AIM OF THE TASK — Count how many lines contain the word "this". Respond with the number alone.

DATASET RECORDS —
_ _ _ _ _ _ _
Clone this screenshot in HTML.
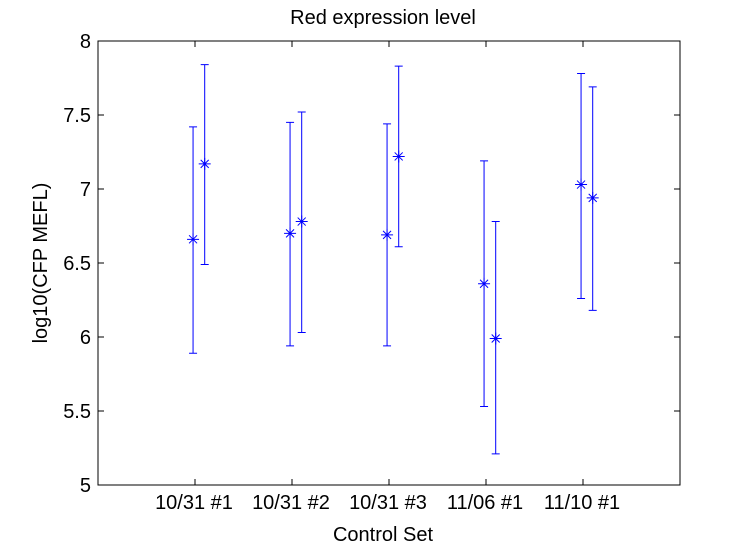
<!DOCTYPE html>
<html><head><meta charset="utf-8"><style>
body{margin:0;background:#fff;width:750px;height:549px;overflow:hidden}
text{font-family:"Liberation Sans",sans-serif;fill:#000}
</style></head><body>
<svg id="chart" width="750" height="549">
<rect x="98" y="41" width="582" height="444" fill="#fff" stroke="#000"/>
<text x="383" y="24" font-size="20" text-anchor="middle">Red expression level</text>
<text x="383" y="541" font-size="20" text-anchor="middle">Control Set</text>
<text transform="translate(47,263) rotate(-90)" font-size="20" text-anchor="middle">log10(CFP MEFL)</text>
<g id="g"></g>
</svg>
<script>
const categories=["10/31 #1","10/31 #2","10/31 #3","11/06 #1","11/10 #1"];
const leftMean=[6.66,6.70,6.69,6.36,7.03];
const leftLo=[5.89,5.94,5.94,5.53,6.26];
const leftHi=[7.42,7.45,7.44,7.19,7.78];
const rightMean=[7.17,6.78,7.22,5.99,6.94];
const rightLo=[6.49,6.03,6.61,5.21,6.18];
const rightHi=[7.84,7.52,7.83,6.78,7.69];
const yTicks=[5,5.5,6,6.5,7,7.5,8];
const yTickLabels=["5","5.5","6","6.5","7","7.5","8"];
const X=v=>98+v*97;
const Y=v=>485-(v-5)*148;
const g=document.getElementById('g');
const NS="http://www.w3.org/2000/svg";
function mk(t,a){const e=document.createElementNS(NS,t);for(const k in a)e.setAttribute(k,a[k]);g.appendChild(e);return e;}
yTicks.forEach((t,i)=>{
  let l=mk('line',{x1:98,x2:104,y1:Y(t),y2:Y(t),stroke:'#000'});
  
  
  let l2=mk('line',{x1:674,x2:680,y1:Y(t),y2:Y(t),stroke:'#000'});
  
  
  let tx=mk('text',{x:91,y:Y(t)+7,'font-size':20,'text-anchor':'end'});tx.textContent=yTickLabels[i];
  
  
});
categories.forEach((c,i)=>{
  const k=i+1;
  let t1=mk('line',{x1:X(k),x2:X(k),y1:485,y2:479,stroke:'#000'});
  
  
  let t2=mk('line',{x1:X(k),x2:X(k),y1:41,y2:47,stroke:'#000'});
  
  
  let tx=mk('text',{x:X(k)-1,y:509,'font-size':20,'text-anchor':'middle'});tx.textContent=c;
  
  
  [[-0.02,leftMean,leftLo,leftHi],[0.1,rightMean,rightLo,rightHi]].forEach(([off,m,lo,hi])=>{
    const x=X(k+off);
    const p=`M${x},${Y(lo[i])}V${Y(hi[i])}M${x-4},${Y(lo[i])}h8M${x-4},${Y(hi[i])}h8`;
    let e=mk('path',{d:p,stroke:'#0000ff','stroke-width':1,fill:'none'});
    
    
    const y=Y(m[i]);
    let s=mk('path',{d:`M${x-6},${y}h12M${x},${y-6}v12M${x-4},${y-4}l8,8M${x-4},${y+4}l8,-8`,stroke:'#0000ff','stroke-width':1});
    
    
  });
});
</script>
</body></html>
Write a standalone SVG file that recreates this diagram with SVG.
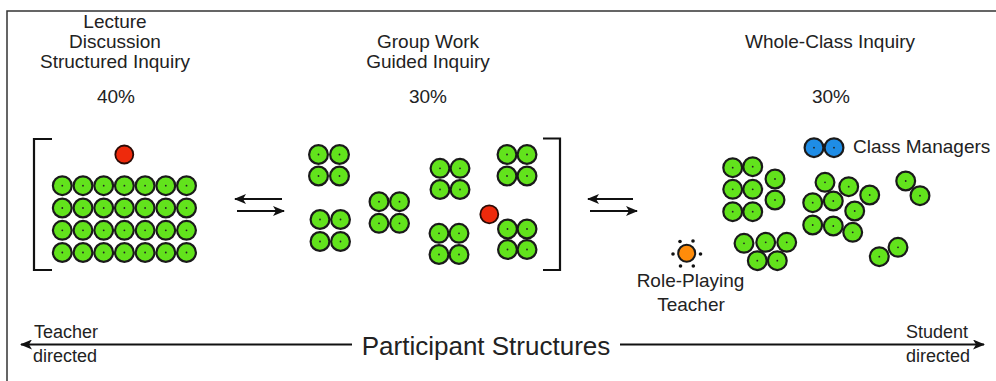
<svg xmlns="http://www.w3.org/2000/svg" xmlns:xlink="http://www.w3.org/1999/xlink" width="996" height="381" viewBox="0 0 996 381">
<style>
text{font-family:"Liberation Sans",Arial,sans-serif;fill:#222}
.t{font-size:19px;text-anchor:middle}
.s{font-size:18px}
.big{font-size:26px;text-anchor:middle}
.br{fill:none;stroke:#111;stroke-width:2.2}
.ln{fill:none;stroke:#111;stroke-width:2}
.frame{fill:none;stroke:#333;stroke-width:1.5}
</style>
<defs>
<g id="st"><circle r="9.4" fill="#62e31c" stroke="#1a1a1a" stroke-width="2.2"/><circle r="0.9" fill="#222"/></g>
<g id="rd"><circle r="9" fill="#ee2a0c" stroke="#2a0a05" stroke-width="1.8"/></g>
<g id="bl"><circle r="9.4" fill="#1f8de6" stroke="#1a1a1a" stroke-width="2.2"/><circle r="0.9" fill="#222"/></g>
<marker id="ah" viewBox="0 0 12 10" refX="11" refY="5" markerWidth="12" markerHeight="10" markerUnits="userSpaceOnUse" orient="auto">
<path d="M0,0 L12,5 L0,10 L3,5 z" fill="#111"/>
</marker>
</defs>
<rect class="frame" x="7" y="11" width="1010" height="400"/>

<g id="lecture">
<text class="t" x="115" y="28">Lecture</text>
<text class="t" x="115" y="48">Discussion</text>
<text class="t" x="115" y="68">Structured Inquiry</text>
<text class="t" x="116" y="103">40%</text>
<path class="br" d="M52,139 H34 V270 H52"/>
<use href="#rd" x="124.3" y="154.5"/>
<g id="grid">
<use href="#st" x="62.3" y="185.7"/><use href="#st" x="83" y="185.7"/><use href="#st" x="103.7" y="185.7"/><use href="#st" x="124.4" y="185.7"/><use href="#st" x="145.1" y="185.7"/><use href="#st" x="165.8" y="185.7"/><use href="#st" x="186.5" y="185.7"/>
<use href="#st" x="62.3" y="208"/><use href="#st" x="83" y="208"/><use href="#st" x="103.7" y="208"/><use href="#st" x="124.4" y="208"/><use href="#st" x="145.1" y="208"/><use href="#st" x="165.8" y="208"/><use href="#st" x="186.5" y="208"/>
<use href="#st" x="62.3" y="230.3"/><use href="#st" x="83" y="230.3"/><use href="#st" x="103.7" y="230.3"/><use href="#st" x="124.4" y="230.3"/><use href="#st" x="145.1" y="230.3"/><use href="#st" x="165.8" y="230.3"/><use href="#st" x="186.5" y="230.3"/>
<use href="#st" x="62.3" y="252.5"/><use href="#st" x="83" y="252.5"/><use href="#st" x="103.7" y="252.5"/><use href="#st" x="124.4" y="252.5"/><use href="#st" x="145.1" y="252.5"/><use href="#st" x="165.8" y="252.5"/><use href="#st" x="186.5" y="252.5"/>
</g>
</g>

<g id="groupwork">
<text class="t" x="428" y="48">Group Work</text>
<text class="t" x="428" y="68">Guided Inquiry</text>
<text class="t" x="428" y="103">30%</text>
<path class="br" d="M543,138.5 H560 V270 H543"/>
<use href="#st" x="318.5" y="154.5"/><use href="#st" x="339.5" y="154.5"/><use href="#st" x="318.5" y="176"/><use href="#st" x="339.5" y="176"/>
<use href="#st" x="320" y="219.5"/><use href="#st" x="340.5" y="219.5"/><use href="#st" x="320" y="241.5"/><use href="#st" x="340.5" y="241.5"/>
<use href="#st" x="379" y="201.7"/><use href="#st" x="399.5" y="201.7"/><use href="#st" x="379" y="223.3"/><use href="#st" x="399.5" y="223.3"/>
<use href="#st" x="440" y="168.3"/><use href="#st" x="460" y="168.3"/><use href="#st" x="440" y="189.5"/><use href="#st" x="460" y="189.5"/>
<use href="#st" x="439" y="233.3"/><use href="#st" x="459" y="233.3"/><use href="#st" x="439" y="254.5"/><use href="#st" x="459" y="254.5"/>
<use href="#st" x="507" y="154.5"/><use href="#st" x="527" y="154.5"/><use href="#st" x="507" y="176"/><use href="#st" x="527" y="176"/>
<use href="#st" x="507.5" y="229"/><use href="#st" x="527" y="229"/><use href="#st" x="507.5" y="249.5"/><use href="#st" x="527" y="249.5"/>
<use href="#rd" x="489.3" y="214.3"/>
</g>

<g id="wholeclass">
<text class="t" x="830" y="48">Whole-Class Inquiry</text>
<text class="t" x="831" y="103">30%</text>
<use href="#bl" x="814" y="147.7"/><use href="#bl" x="834" y="147.7"/>
<text class="t" style="text-anchor:start" x="853" y="153">Class Managers</text>
<use href="#st" x="732.7" y="167.7"/><use href="#st" x="752.7" y="166.7"/><use href="#st" x="775" y="179"/>
<use href="#st" x="732.7" y="189.3"/><use href="#st" x="752.7" y="189.3"/><use href="#st" x="775" y="200"/>
<use href="#st" x="732.7" y="211.7"/><use href="#st" x="752.7" y="211.7"/>
<use href="#st" x="744" y="243.3"/><use href="#st" x="765.7" y="242.3"/><use href="#st" x="786.7" y="242.3"/><use href="#st" x="757.3" y="260.7"/><use href="#st" x="777.3" y="260.7"/>
<use href="#st" x="825" y="182.3"/><use href="#st" x="848.7" y="186.7"/><use href="#st" x="869.7" y="195"/>
<use href="#st" x="812.7" y="202.7"/><use href="#st" x="833.3" y="201"/><use href="#st" x="854.7" y="211"/>
<use href="#st" x="812.7" y="225"/><use href="#st" x="833.3" y="226"/><use href="#st" x="852.7" y="232.3"/>
<use href="#st" x="905.7" y="181"/><use href="#st" x="920" y="195.7"/>
<use href="#st" x="879.3" y="256.7"/><use href="#st" x="898" y="247.3"/>
</g>

<g id="teacher">
<circle cx="686.7" cy="253.3" r="8.5" fill="#ff8c0a" stroke="#1a1a1a" stroke-width="2"/>
<g fill="#111">
<circle cx="673" cy="254" r="1.8"/><circle cx="700.5" cy="254" r="1.8"/>
<circle cx="680" cy="241.5" r="1.8"/><circle cx="693" cy="241" r="1.8"/>
<circle cx="680.5" cy="266" r="1.8"/><circle cx="693.3" cy="266" r="1.8"/>
</g>
<text class="t" x="690.5" y="287">Role-Playing</text>
<text class="t" x="691" y="311">Teacher</text>
</g>

<g id="axis">
<text class="big" x="486" y="355">Participant Structures</text>
<text class="s" x="34" y="338">Teacher</text>
<text class="s" x="33" y="362">directed</text>
<text class="s" style="text-anchor:end" x="968" y="338">Student</text>
<text class="s" style="text-anchor:end" x="970" y="362">directed</text>
</g>

<g id="connectors">
<line class="ln" x1="282" y1="199" x2="235" y2="199" marker-end="url(#ah)"/>
<line class="ln" x1="237" y1="211" x2="284" y2="211" marker-end="url(#ah)"/>
<line class="ln" x1="633" y1="199" x2="588" y2="199" marker-end="url(#ah)"/>
<line class="ln" x1="590" y1="211" x2="637" y2="211" marker-end="url(#ah)"/>
<line class="ln" x1="352" y1="344.5" x2="21" y2="344.5" marker-end="url(#ah)"/>
<line class="ln" x1="620" y1="344.5" x2="984" y2="344.5" marker-end="url(#ah)"/>
</g>
</svg>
_ _ _ _ _ _ _
EXPECTED ANSWER — 2